In 1992, Monroe County adopted a
rate-of-development (ROD) ordinance for a 10-year period, in order
to "improve hurricane evacuation clearance times." In 1996, the
Florida Administration Commission (the Governor and Cabinet, now
just four elected officials) and the Florida Department of Community
Affairs adopted, and forced Monroe County to adopt, even more
confiscatory regulations. The County and State casually abandoned
the "safety" rationale for controlling the rate of development in
the Keys. In its stead, they morphed the ROD process into an
unabashedly confiscatory scheme to destroy the market for
undeveloped land. This has allowed the State and County to acquire
thousands of privately-owned parcels for around 15% of the Fair
Market Value the landowners would have received in an eminent domain
proceeding.
On January 3, 1997, the eleven landowners
in the Collins lawsuit filed Petitions for
Beneficial Use
Determinations (BUD) because their properties were
undevelopable, either because of environmental or density
restrictions, or were barred from use by moratoria of indefinite
duration. In December 2000, four years after Plaintiffs had
petitioned for administrative relief, a Monroe County Special Master
conducted their BUD hearings. The Special Master recommended all 11
plaintiffs be paid Just Compensation, as the subject properties were
unusable (and nobody knew when, or if, they might become useable in
the future). After the Special Master released his Recommended
Orders -- which took from one to three years -- the Monroe County
Commission adopted his recommendations, by formal Resolutions
between March 2002 and March 2004, in each of the 11 Plaintiffs'
cases. Each Resolution concludes with the words that the petitioner
is "entitled to Just Compensation."
But there was no connection between the
phrase Just Compensation in the County's Resolutions, and
the U.S. Supreme Court's definition of those words in the United
States Constitution. Under Florida law, when private property owners
are deprived -- by regulations, not physical occupation -- of
substantially all beneficial use of their property, the owners are
entitled to jury trials, in Eminent Domain, to determine the
Just Compensation a condemning authority must pay.

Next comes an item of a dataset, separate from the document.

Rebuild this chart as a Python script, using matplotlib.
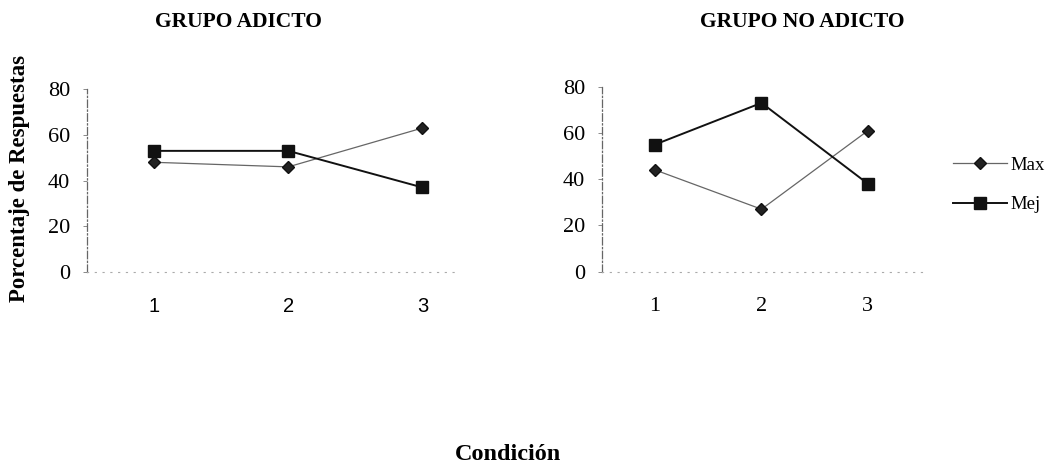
import matplotlib
matplotlib.use("Agg")
import matplotlib.pyplot as plt
from matplotlib.lines import Line2D

# condition labels and series values (percent of responses)
conditions = [1, 2, 3]
adicto_max = [48, 46, 63]
adicto_mej = [53, 53, 37]
no_adicto_max = [44, 27, 61]
no_adicto_mej = [55, 73, 38]
series_names = ["Max", "Mej"]

plt.rcParams["font.family"] = ["Liberation Serif", "DejaVu Serif"]

fig = plt.figure(figsize=(10.54, 4.74), dpi=100)
ax_l = fig.add_axes([0.0825, 0.426, 0.354, 0.386])
ax_r = fig.add_axes([0.571, 0.427, 0.308, 0.390])


def style_panel(ax, xlim, sans_x=False):
    ax.set_ylim(0, 80)
    ax.set_xlim(*xlim)
    ax.set_yticks([0, 20, 40, 60, 80])
    ax.set_xticks(conditions)
    ax.spines["top"].set_visible(False)
    ax.spines["right"].set_visible(False)
    ax.spines["left"].set_color("#666666")
    ax.spines["left"].set_linewidth(0.9)
    ax.spines["left"].set_linestyle((0, (6, 2, 1, 2)))
    ax.spines["bottom"].set_color("#aaaaaa")
    ax.spines["bottom"].set_linewidth(0.8)
    ax.spines["bottom"].set_linestyle((0, (1, 6)))
    ax.tick_params(axis="y", length=3, width=0.6, color="#777777",
                   pad=9, labelsize=16)
    ax.tick_params(axis="x", length=0, pad=18, labelsize=16)
    if sans_x:
        for t in ax.get_xticklabels():
            t.set_family(["Liberation Sans", "DejaVu Sans"])
            t.set_fontsize(14.5)


def draw(ax, max_vals, mej_vals):
    ax.plot(conditions, max_vals, color="#666666", lw=0.9, marker="D",
            ms=6.5, mfc="#222222", mec="#111111", clip_on=False)
    ax.plot(conditions, mej_vals, color="#111111", lw=1.4, marker="s",
            ms=8.5, mfc="#111111", mec="#111111", clip_on=False)


draw(ax_l, adicto_max, adicto_mej)
draw(ax_r, no_adicto_max, no_adicto_mej)
style_panel(ax_l, (0.5, 3.28), sans_x=True)
style_panel(ax_r, (0.5, 3.55))

fig.text(238 / 1054, 1 - 22 / 474, "GRUPO ADICTO", ha="center", va="center",
         fontsize=15.5, fontweight="bold")
fig.text(802 / 1054, 1 - 22 / 474, "GRUPO NO ADICTO", ha="center", va="center",
         fontsize=15.5, fontweight="bold")
fig.text(20 / 1054, 1 - 179 / 474, "Porcentaje de Respuestas", rotation=90,
         ha="center", va="center", fontsize=16.5, fontweight="bold")
fig.text(508 / 1054, 1 - 455 / 474, "Condición", ha="center", va="center",
         fontsize=17.5, fontweight="bold")

handles = [
    Line2D([], [], color="#666666", lw=0.9, marker="D", ms=6.5,
           mfc="#222222", mec="#111111"),
    Line2D([], [], color="#111111", lw=1.4, marker="s", ms=8.5,
           mfc="#111111", mec="#111111"),
]
fig.legend(handles, series_names, loc="upper left",
           bbox_to_anchor=(953 / 1054, 1 - 156.5 / 474), frameon=False,
           borderpad=0, borderaxespad=0, handlelength=2.9, handletextpad=0.15,
           labelspacing=1.19, fontsize=13.5)

fig.savefig("out.png", dpi=100)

By March 2004, the Collins
plaintiffs had a 4-year statute of limitation clock ticking,
starting with the dates of their BUD Resolutions, in which they
could bring inverse condemnation suits against the County and/or the
State. This has since been confirmed by the Third District Court of
Appeal in Collins, et al. v. Monroe County & the State of
Florida, Case No. 3D07-1603 (Dec. 31, 2008). Realizing that the
government was not planning to compensate them, as required by both
the Florida and U.S. Constitutions, the Collins plaintiffs
brought this action for Just Compensation, against Monroe County and
the State of Florida, on November 22, 2004.